Example: [4, 5, 2, 10] → [5, 10, 10, -1]
C Implementation:
void nextGreaterElement(int arr[], int n, int result[]) {
int stack[100];
int top = -1;
// Traverse from right to left
for (int i = n - 1; i >= 0; i--) {
// Pop elements smaller than current
while (top != -1 && stack[top] <= arr[i]) {
top--;
}
result[i] = (top == -1) ? -1 : stack[top];
stack[++top] = arr[i];
}
}
int main() {
int arr[] = {4, 5, 2, 10};
int n = 4;
int result[4];
nextGreaterElement(arr, n, result);
for (int i = 0; i < n; i++) {
printf("%d ", result[i]);
}
printf("\n"); // Output: 5 10 10 -1
return 0;
}
5. Stock Span Problem
Problem: Calculate stock span—number of consecutive days before current day with price ≤ current price.
Example:
Price: [100, 80, 60, 70, 60, 75, 85]
Span: [1, 1, 1, 2, 1, 4, 6]
C Implementation:
void calculateSpan(int price[], int n, int span[]) {
int stack[100];
int top = -1;
stack[++top] = 0;
span[0] = 1;
for (int i = 1; i < n; i++) {
while (top != -1 && price[stack[top]] <= price[i]) {
top--;
}
span[i] = (top == -1) ? (i + 1) : (i - stack[top]);
stack[++top] = i;
}
}
int main() {
int price[] = {100, 80, 60, 70, 60, 75, 85};
int n = 7;
int span[7];
calculateSpan(price, n, span);
for (int i = 0; i < n; i++) {
printf("%d ", span[i]);
}
printf("\n"); // Output: 1 1 1 2 1 4 6
return 0;
}
Complexity Analysis
| Operation | Array-Based | Linked List-Based |
|---|---|---|
| Push | O(1) | O(1) |
| Pop | O(1) | O(1) |
| Peek | O(1) | O(1) |
| isEmpty | O(1) | O(1) |
| Space | O(n), fixed capacity | O(n), dynamic |
| Cache locality | Better | Worse |
Array vs Linked List Stack
Array-Based:
- ✓ Better cache performance
- ✓ Simple implementation
- ✗ Fixed size (or reallocation needed)
- ✗ Wasted memory if not full
Linked List-Based:
- ✓ Dynamic size
- ✓ No wasted space
- ✗ Extra memory for pointers
- ✗ Worse cache performance
Common Mistakes
- Not checking underflow - Popping from empty stack
- Not checking overflow - Pushing to full array-based stack
- Memory leaks - Not freeing nodes in linked list stack
- Wrong index - Off-by-one errors with top pointer
- Modifying while iterating - Causes unexpected behavior
- Not handling empty stack - Peek on empty stack
- Parentheses mismatch - Not checking all bracket types
Debugging Tips
- Visualize stack state - Draw stack after each operation
- Print top element - Verify correct value at top
- Check size - Ensure size matches expected
- Test edge cases - Empty stack, single element, full stack
- Trace operations - Follow push/pop sequence
- Use assertions - Verify preconditions
- Test with examples - Walk through manually first
Mini Exercises
- Implement getMin() that returns minimum element in O(1)
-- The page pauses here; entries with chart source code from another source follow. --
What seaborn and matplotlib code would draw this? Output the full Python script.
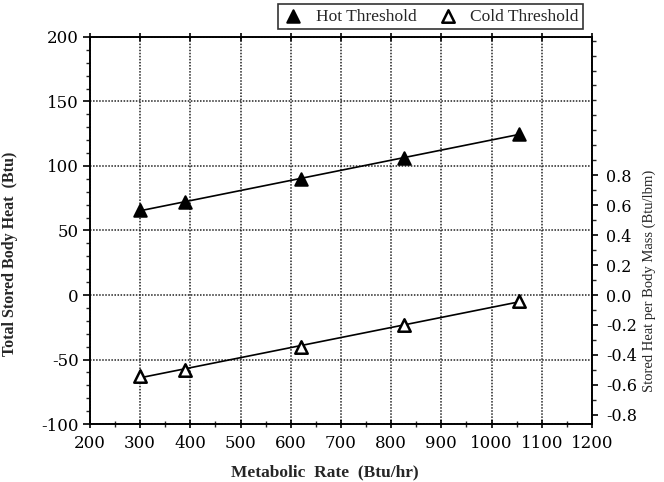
import matplotlib
matplotlib.use("Agg")
import matplotlib.pyplot as plt
import seaborn as sns
import pandas as pd
from matplotlib.ticker import MultipleLocator

# metabolic rate (Btu/hr) and stored heat (Btu)
metabolic_rate = [300, 390, 620, 825, 1055]
hot_threshold = [66, 72, 90, 106, 125]
cold_threshold = [-63, -58, -40, -23, -5]
body_mass = 116  # lbm, sets the right hand scale

sns.set_style("white")
plt.rcParams['font.family'] = ['DejaVu Serif']
plt.rcParams['axes.unicode_minus'] = False

hot = pd.DataFrame({"rate": metabolic_rate, "heat": hot_threshold})
cold = pd.DataFrame({"rate": metabolic_rate, "heat": cold_threshold})

fig = plt.figure(figsize=(6.64, 4.82), dpi=100)
ax = fig.add_axes([0.1355, 0.1203, 0.756, 0.803])

# fitted lines
sns.regplot(x="rate", y="heat", data=hot, scatter=False, ci=None, truncate=True,
            color="black", line_kws={"linewidth": 1.2}, ax=ax)
sns.regplot(x="rate", y="heat", data=cold, scatter=False, ci=None, truncate=True,
            color="black", line_kws={"linewidth": 1.2}, ax=ax)

sns.scatterplot(x="rate", y="heat", data=hot, marker="^", s=80, color="black",
                edgecolor="black", linewidth=1.5, label="Hot Threshold", ax=ax, zorder=5)
sns.scatterplot(x="rate", y="heat", data=cold, marker="^", s=80, facecolor="white",
                edgecolor="black", linewidth=1.8, label="Cold Threshold", ax=ax, zorder=5)

ax.set_xlim(200, 1200)
ax.set_ylim(-100, 200)
ax.xaxis.set_major_locator(MultipleLocator(100))
ax.xaxis.set_minor_locator(MultipleLocator(50))
ax.yaxis.set_major_locator(MultipleLocator(50))
ax.yaxis.set_minor_locator(MultipleLocator(10))
ax.grid(True, which="major", color="#222222", linestyle=(0, (1, 1)), linewidth=1.1)

for s in ax.spines.values():
    s.set_color("black")
    s.set_linewidth(1.2)

ax.tick_params(axis="y", which="major", direction="out", length=5, width=1.2,
               labelsize=12, colors="black", left=True, pad=3)
ax.tick_params(axis="y", which="minor", direction="out", length=3, width=1, left=True)
ax.tick_params(axis="x", which="major", direction="inout", length=6, width=1.2,
               labelsize=12, colors="black", bottom=True, top=True, pad=5)
ax.tick_params(axis="x", which="minor", direction="inout", length=4, width=1,
               bottom=True, top=False)

ax.set_xlabel("Metabolic  Rate  (Btu/hr)", fontsize=12.5, fontweight="bold",
              family="Liberation Serif")
ax.xaxis.set_label_coords(0.468, -0.105)
ax.set_ylabel("Total Stored Body Heat  (Btu)", fontsize=11.5, fontweight="bold",
              family="Liberation Serif")
ax.yaxis.set_label_coords(-0.143, 0.44)

# right hand axis: stored heat per body mass
ax2 = ax.twinx()
ax2.set_ylim(-100 / body_mass, 200 / body_mass)
ax2.set_yticks([-0.8, -0.6, -0.4, -0.2, 0.0, 0.2, 0.4, 0.6, 0.8])
ax2.set_yticklabels(["-0.8", "-0.6", "-0.4", "-0.2", "0.0", "0.2", "0.4", "0.6", "0.8"])
ax2.yaxis.set_minor_locator(MultipleLocator(0.1))
ax2.tick_params(axis="y", which="major", direction="out", length=4, width=1.2,
                labelsize=11.5, colors="black", right=True, pad=6)
ax2.tick_params(axis="y", which="minor", direction="out", length=3, width=1, right=True)
ax2.set_ylabel("Stored Heat per Body Mass (Btu/lbm)", fontsize=10.5,
               family="Liberation Serif")
ax2.yaxis.set_label_coords(1.1, 0.37)
for s in ax2.spines.values():
    s.set_linewidth(1.2)
    s.set_color("black")

handles, labels = ax.get_legend_handles_labels()
ax.get_legend().remove()
leg = fig.legend(handles, labels, ncol=2, loc="lower right",
                 bbox_to_anchor=(0.891, 0.922), frameon=True, fancybox=False,
                 edgecolor="black", handletextpad=0.7, columnspacing=1.2,
                 handlelength=1.2, borderpad=0.25,
                 prop={"family": "Liberation Serif", "size": 12.5})
leg.get_frame().set_linewidth(1.2)

fig.savefig("out.png", dpi=100)
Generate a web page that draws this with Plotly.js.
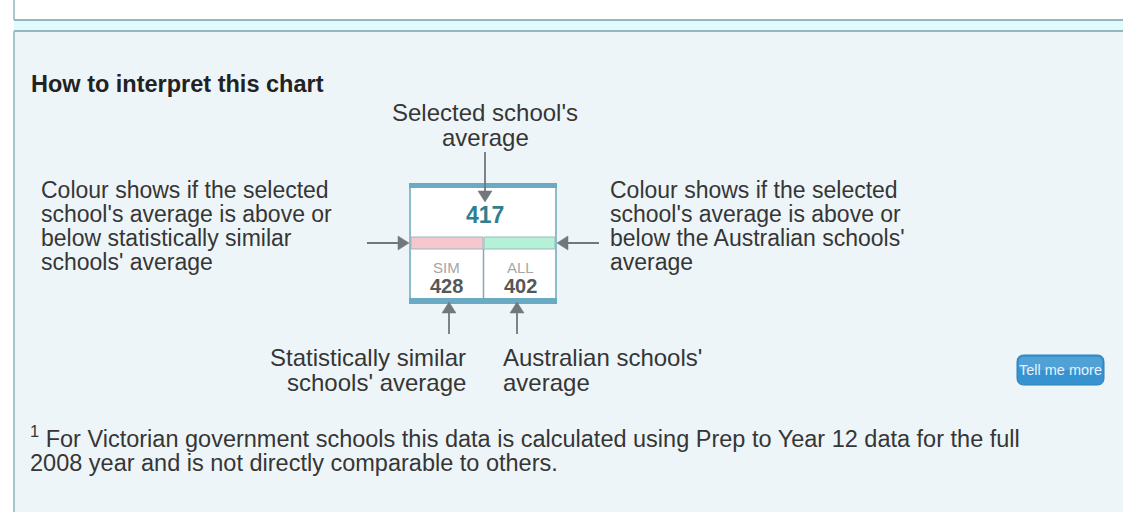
<!DOCTYPE html>
<html><head><meta charset="utf-8">
<script src="https://cdn.plot.ly/plotly-3.0.1.min.js"></script>
<style>html,body{margin:0;padding:0;background:#fff;}#chart{width:1123px;height:512px;}</style>
</head><body><div id="chart"></div>
<script>
// ---- content ----
const heading = 'How to interpret this chart';
const selectedValue = 417;
const cellLabels = ['SIM', 'ALL'];
const cellValues = [428, 402];
const topLabel = ["Selected school's", 'average'];
const leftLabel = ['Colour shows if the selected', "school's average is above or", 'below statistically similar', "schools' average"];
const rightLabel = ['Colour shows if the selected', "school's average is above or", "below the Australian schools'", 'average'];
const simLabel = ['Statistically similar', "schools' average"];
const allLabel = ["Australian schools'", 'average'];
const buttonText = 'Tell me more';
const footnote = ['<sup>1</sup> For Victorian government schools this data is calculated using Prep to Year 12 data for the full', '2008 year and is not directly comparable to others.'];

// ---- style / layout ----
const FONT = 'Liberation Sans, Arial, sans-serif';
const TXT = '#363636';
const ann = [];
function txt(x, y, t, size, opt) {
  ann.push(Object.assign({x: x, y: y, xref: 'x', yref: 'y', text: t, showarrow: false,
    xanchor: 'left', yanchor: 'middle', font: {family: FONT, size: size, color: TXT}}, opt || {}));
}

txt(29, 84, '<b>' + heading + '</b>', 23.5, {font: {family: FONT, size: 23.5, color: '#222'}});
topLabel.forEach((t, i) => txt(485, 112 + i * 25, t, 24, {xanchor: 'center'}));
leftLabel.forEach((t, i) => txt(39, 190 + i * 24, t, 23));
rightLabel.forEach((t, i) => txt(608, 190 + i * 24, t, 23));
simLabel.forEach((t, i) => txt(468, 357 + i * 25, t, 24, {xanchor: 'right'}));
allLabel.forEach((t, i) => txt(501, 357 + i * 25, t, 24));
txt(28, 437, footnote[0], 23.5);
txt(28, 463, footnote[1], 23.5);

// box values
txt(485, 215, '<b>' + selectedValue + '</b>', 23, {xanchor: 'center', font: {family: FONT, size: 23, color: '#2f7f8e'}});
const cellX = [446, 520];
cellLabels.forEach((t, i) => txt(cellX[i], 267, t, 15, {xanchor: 'center', font: {family: FONT, size: 15, color: '#a6a6a6'}}));
cellValues.forEach((v, i) => txt(cellX[i], 286, '<b>' + v + '</b>', 20, {xanchor: 'center', font: {family: FONT, size: 20, color: '#575757'}}));

// button text
txt(1060, 370, buttonText, 14.5, {xanchor: 'center', font: {family: FONT, size: 14.5, color: '#e2f2ff'}});

function rrect(x0, y0, x1, y1, r) {
  return `M${x0 + r},${y0} L${x1 - r},${y0} Q${x1},${y0} ${x1},${y0 + r} L${x1},${y1 - r} Q${x1},${y1} ${x1 - r},${y1} L${x0 + r},${y1} Q${x0},${y1} ${x0},${y1 - r} L${x0},${y0 + r} Q${x0},${y0} ${x0 + r},${y0} Z`;
}
const AC = '#72777b';
// arrow: tail (tx,ty) -> tip (px,py)
function arrowShapes(tx, ty, px, py) {
  const dx = px - tx, dy = py - ty, L = Math.hypot(dx, dy), ux = dx / L, uy = dy / L;
  const hl = 11, hw = 7;
  const bx = px - ux * hl, by = py - uy * hl;
  return [
    {type: 'line', x0: tx, y0: ty, x1: bx + ux * 2, y1: by + uy * 2, line: {color: AC, width: 1.8}},
    {type: 'path', path: `M${px},${py} L${bx - uy * hw},${by + ux * hw} L${bx + uy * hw},${by - ux * hw} Z`, fillcolor: AC, line: {color: AC, width: 0.5}}
  ];
}

const shapes = [
  // frame
  {type: 'line', x0: 14, x1: 14, y0: 0, y1: 20, line: {color: '#a9c9cd', width: 2}},
  {type: 'rect', x0: 14, x1: 1130, y0: 20, y1: 31, fillcolor: '#e1fafc', line: {width: 0}},
  {type: 'line', x0: 14, x1: 1130, y0: 20, y1: 20, line: {color: '#93b8bc', width: 2}},
  {type: 'rect', x0: 14, x1: 1130, y0: 31, y1: 520, fillcolor: '#eef5f8', line: {width: 0}},
  {type: 'line', x0: 14, x1: 1130, y0: 31, y1: 31, line: {color: '#93b8bc', width: 2}},
  {type: 'line', x0: 14, x1: 14, y0: 31, y1: 520, line: {color: '#a3c5ca', width: 2}},
  // box
  {type: 'rect', x0: 410, x1: 556, y0: 184, y1: 303, fillcolor: '#ffffff', line: {color: '#8fbccb', width: 2}},
  {type: 'rect', x0: 409, x1: 557, y0: 183, y1: 188, fillcolor: '#6aaac2', line: {width: 0}},
  {type: 'rect', x0: 409, x1: 557, y0: 298, y1: 304, fillcolor: '#6aaac2', line: {width: 0}},
  {type: 'rect', x0: 411, x1: 483, y0: 237, y1: 249, fillcolor: '#f5c8d0', line: {color: '#9cb7bd', width: 1}},
  {type: 'rect', x0: 484, x1: 555, y0: 237, y1: 249, fillcolor: '#b5f1d7', line: {color: '#9cb7bd', width: 1}},
  {type: 'line', x0: 483.5, x1: 483.5, y0: 249, y1: 298, line: {color: '#8aa7b0', width: 1.5}},
  // button
  {type: 'path', path: rrect(1017, 355, 1104, 385, 7), fillcolor: '#3793d0', line: {color: '#2d7fb8', width: 1}},
  {type: 'path', path: rrect(1019, 357, 1102, 370, 5), fillcolor: 'rgba(255,255,255,0.13)', line: {width: 0}}
].concat(
  arrowShapes(485, 152, 485, 202),
  arrowShapes(367, 243, 409, 243),
  arrowShapes(599, 243, 557, 243),
  arrowShapes(449, 334, 449, 302),
  arrowShapes(517, 334, 517, 302)
);

const layout = {
  width: 1123, height: 512,
  margin: {l: 0, r: 0, t: 0, b: 0},
  paper_bgcolor: '#ffffff', plot_bgcolor: 'rgba(0,0,0,0)',
  xaxis: {range: [0, 1123], visible: false, fixedrange: true},
  yaxis: {range: [512, 0], visible: false, fixedrange: true},
  showlegend: false,
  shapes: shapes,
  annotations: ann
};
Plotly.newPlot('chart', [{x: [0], y: [0], mode: 'markers', marker: {opacity: 0}, hoverinfo: 'skip'}], layout, {staticPlot: true});
</script>
</body></html>
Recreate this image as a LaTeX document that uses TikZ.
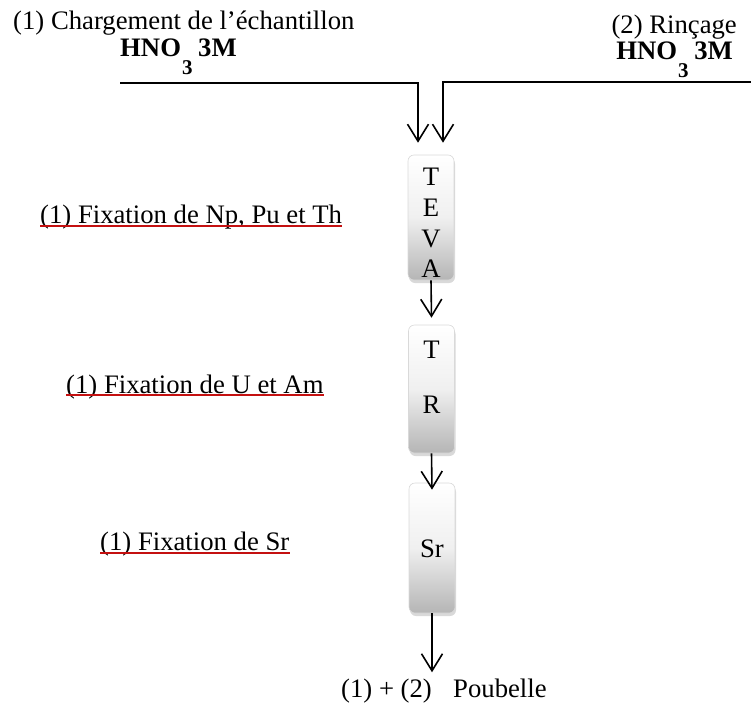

- Reverse a string using a stack
- Implement two stacks using one array
- Sort a stack using another stack
- Evaluate prefix expressions
- Check for duplicate parentheses
- Implement browser back/forward using stacks
- Find maximum in each window of size k
- Simplify Unix-style file paths
- Implement stack with middle element operations
Review Questions
- Why are push and pop O(1) operations?
- How does the call stack relate to recursion?
- What's the difference between infix, postfix, and prefix notation?
- When should you use an array-based vs linked-list-based stack?
- How would you implement getMin() in O(1) time?
Reference Checklist
By the end of this chapter, you should be able to:
- Implement stack using arrays and linked lists
- Understand LIFO principle
- Check balanced parentheses
- Convert infix to postfix
- Evaluate postfix expressions
- Solve next greater element problems
- Apply stacks to real-world problems
- Analyze time and space complexity
Next Steps
Now that you understand stacks (LIFO), Chapter 7 explores queues—a First-In-First-Out (FIFO) data structure. You'll learn queue implementations, circular queues, priority queues, and applications like task scheduling and breadth-first search.
Key Takeaway: Stacks implement LIFO ordering with O(1) operations. They're fundamental to recursion, expression evaluation, and backtracking. Understanding when and how to use stacks is essential for many algorithmic problems.